» Material provided:
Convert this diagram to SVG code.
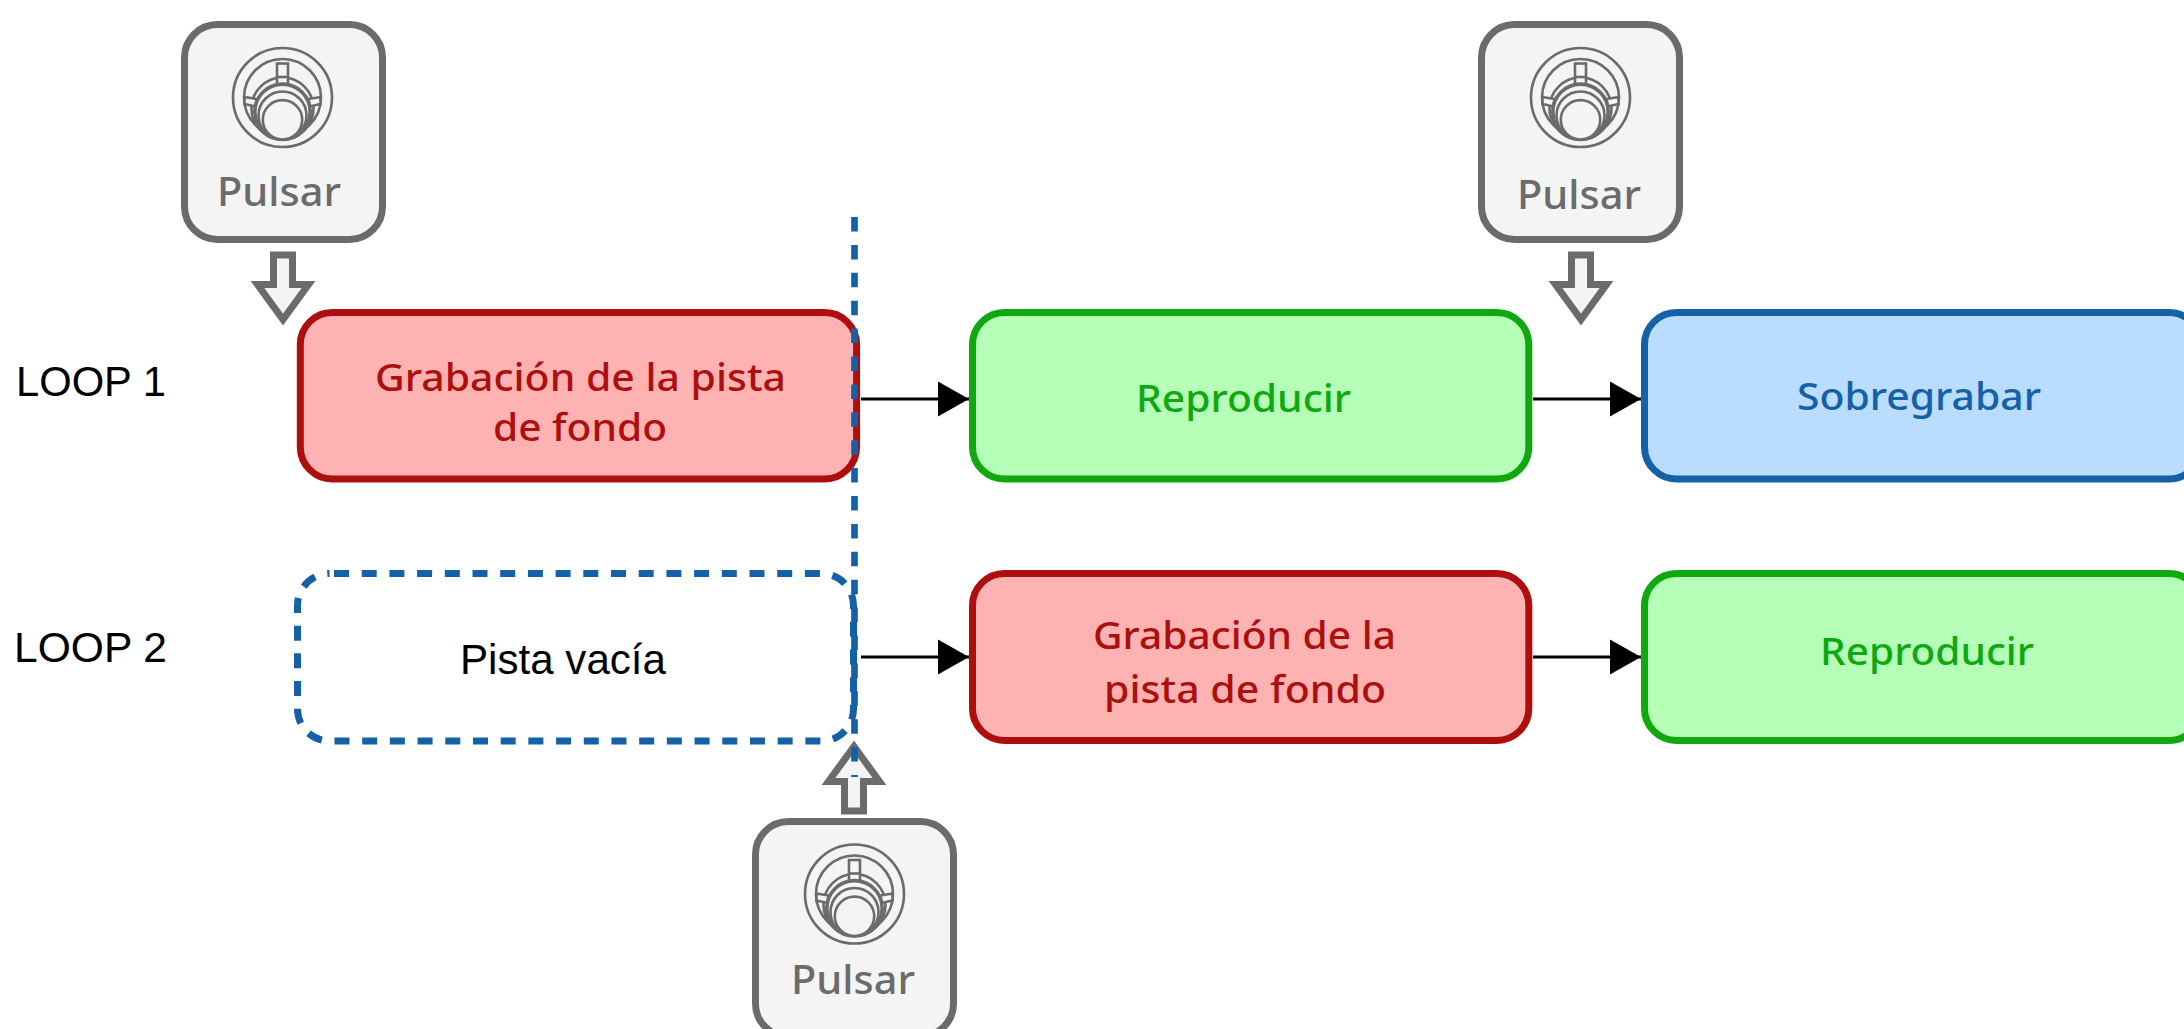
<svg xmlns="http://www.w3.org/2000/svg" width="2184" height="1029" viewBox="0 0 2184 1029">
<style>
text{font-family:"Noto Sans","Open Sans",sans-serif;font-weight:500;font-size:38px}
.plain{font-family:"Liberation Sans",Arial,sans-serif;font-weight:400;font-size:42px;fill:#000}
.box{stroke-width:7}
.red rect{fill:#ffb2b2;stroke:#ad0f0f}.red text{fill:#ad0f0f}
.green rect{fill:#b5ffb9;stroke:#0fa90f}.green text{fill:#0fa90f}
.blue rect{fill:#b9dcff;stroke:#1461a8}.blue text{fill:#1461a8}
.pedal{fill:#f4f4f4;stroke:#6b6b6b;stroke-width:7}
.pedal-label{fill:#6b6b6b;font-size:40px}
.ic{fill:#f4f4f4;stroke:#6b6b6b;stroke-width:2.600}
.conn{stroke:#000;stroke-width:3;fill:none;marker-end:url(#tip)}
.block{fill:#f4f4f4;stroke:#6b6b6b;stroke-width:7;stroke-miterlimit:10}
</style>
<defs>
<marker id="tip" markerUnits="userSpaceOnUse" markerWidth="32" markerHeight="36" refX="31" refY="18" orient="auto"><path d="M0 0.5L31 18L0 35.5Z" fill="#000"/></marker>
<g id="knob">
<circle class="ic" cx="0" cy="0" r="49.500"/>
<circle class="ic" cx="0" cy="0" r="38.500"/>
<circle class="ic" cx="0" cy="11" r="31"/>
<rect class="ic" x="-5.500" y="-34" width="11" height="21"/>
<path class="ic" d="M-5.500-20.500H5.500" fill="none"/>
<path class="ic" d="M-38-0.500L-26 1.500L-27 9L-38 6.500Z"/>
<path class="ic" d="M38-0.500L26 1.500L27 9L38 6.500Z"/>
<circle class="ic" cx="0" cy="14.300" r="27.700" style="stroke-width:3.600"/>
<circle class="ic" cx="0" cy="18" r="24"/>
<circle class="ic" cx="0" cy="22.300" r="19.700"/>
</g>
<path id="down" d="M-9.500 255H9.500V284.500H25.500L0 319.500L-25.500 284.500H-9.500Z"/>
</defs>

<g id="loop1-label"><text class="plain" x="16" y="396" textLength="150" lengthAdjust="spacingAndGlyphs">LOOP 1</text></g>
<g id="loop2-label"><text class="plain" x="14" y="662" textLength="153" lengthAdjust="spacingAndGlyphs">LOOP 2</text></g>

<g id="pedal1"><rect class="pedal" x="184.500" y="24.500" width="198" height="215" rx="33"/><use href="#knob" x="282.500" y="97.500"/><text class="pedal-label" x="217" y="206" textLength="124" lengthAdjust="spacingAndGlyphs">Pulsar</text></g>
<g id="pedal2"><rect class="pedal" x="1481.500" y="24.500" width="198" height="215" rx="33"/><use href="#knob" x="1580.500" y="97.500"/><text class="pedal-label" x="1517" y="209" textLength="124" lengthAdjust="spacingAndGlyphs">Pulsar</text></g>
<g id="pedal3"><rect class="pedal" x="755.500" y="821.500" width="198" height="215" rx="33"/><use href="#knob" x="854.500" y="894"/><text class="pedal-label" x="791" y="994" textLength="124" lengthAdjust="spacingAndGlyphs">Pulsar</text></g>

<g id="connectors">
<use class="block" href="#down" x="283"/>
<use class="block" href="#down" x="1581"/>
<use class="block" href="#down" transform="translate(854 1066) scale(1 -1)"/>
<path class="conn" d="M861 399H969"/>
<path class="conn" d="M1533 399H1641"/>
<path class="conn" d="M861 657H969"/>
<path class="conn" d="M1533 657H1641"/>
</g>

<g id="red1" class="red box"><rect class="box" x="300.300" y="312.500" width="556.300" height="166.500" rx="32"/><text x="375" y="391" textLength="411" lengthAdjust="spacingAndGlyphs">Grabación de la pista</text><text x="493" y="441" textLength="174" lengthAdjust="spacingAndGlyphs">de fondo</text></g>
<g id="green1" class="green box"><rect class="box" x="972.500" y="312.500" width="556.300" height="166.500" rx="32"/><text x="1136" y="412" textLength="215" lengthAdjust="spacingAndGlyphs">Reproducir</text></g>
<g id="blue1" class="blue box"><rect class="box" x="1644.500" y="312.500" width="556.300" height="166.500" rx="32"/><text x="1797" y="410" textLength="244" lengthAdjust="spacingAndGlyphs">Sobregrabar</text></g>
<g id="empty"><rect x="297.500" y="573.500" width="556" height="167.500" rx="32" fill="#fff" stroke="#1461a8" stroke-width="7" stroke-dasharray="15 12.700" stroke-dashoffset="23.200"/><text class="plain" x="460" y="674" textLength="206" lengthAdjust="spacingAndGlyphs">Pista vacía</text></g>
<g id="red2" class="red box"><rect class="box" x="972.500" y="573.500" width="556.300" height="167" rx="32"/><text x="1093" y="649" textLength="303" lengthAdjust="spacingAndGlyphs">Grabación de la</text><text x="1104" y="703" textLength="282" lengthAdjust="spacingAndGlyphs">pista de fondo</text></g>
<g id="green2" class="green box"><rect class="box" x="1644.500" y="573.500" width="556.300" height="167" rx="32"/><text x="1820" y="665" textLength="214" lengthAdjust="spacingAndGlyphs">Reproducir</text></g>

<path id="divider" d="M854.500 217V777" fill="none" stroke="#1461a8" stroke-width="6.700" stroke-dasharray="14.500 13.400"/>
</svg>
==
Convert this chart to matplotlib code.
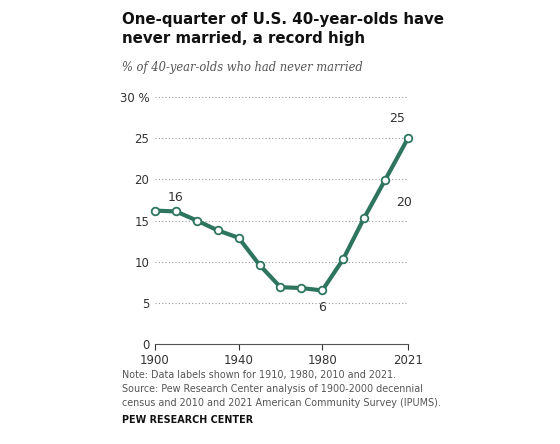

» Given request: Pull out every line holding "Convert" from the records above, and copy it.

» Result of the task:
Convert this diagram to SVG code.
Convert this chart to matplotlib code.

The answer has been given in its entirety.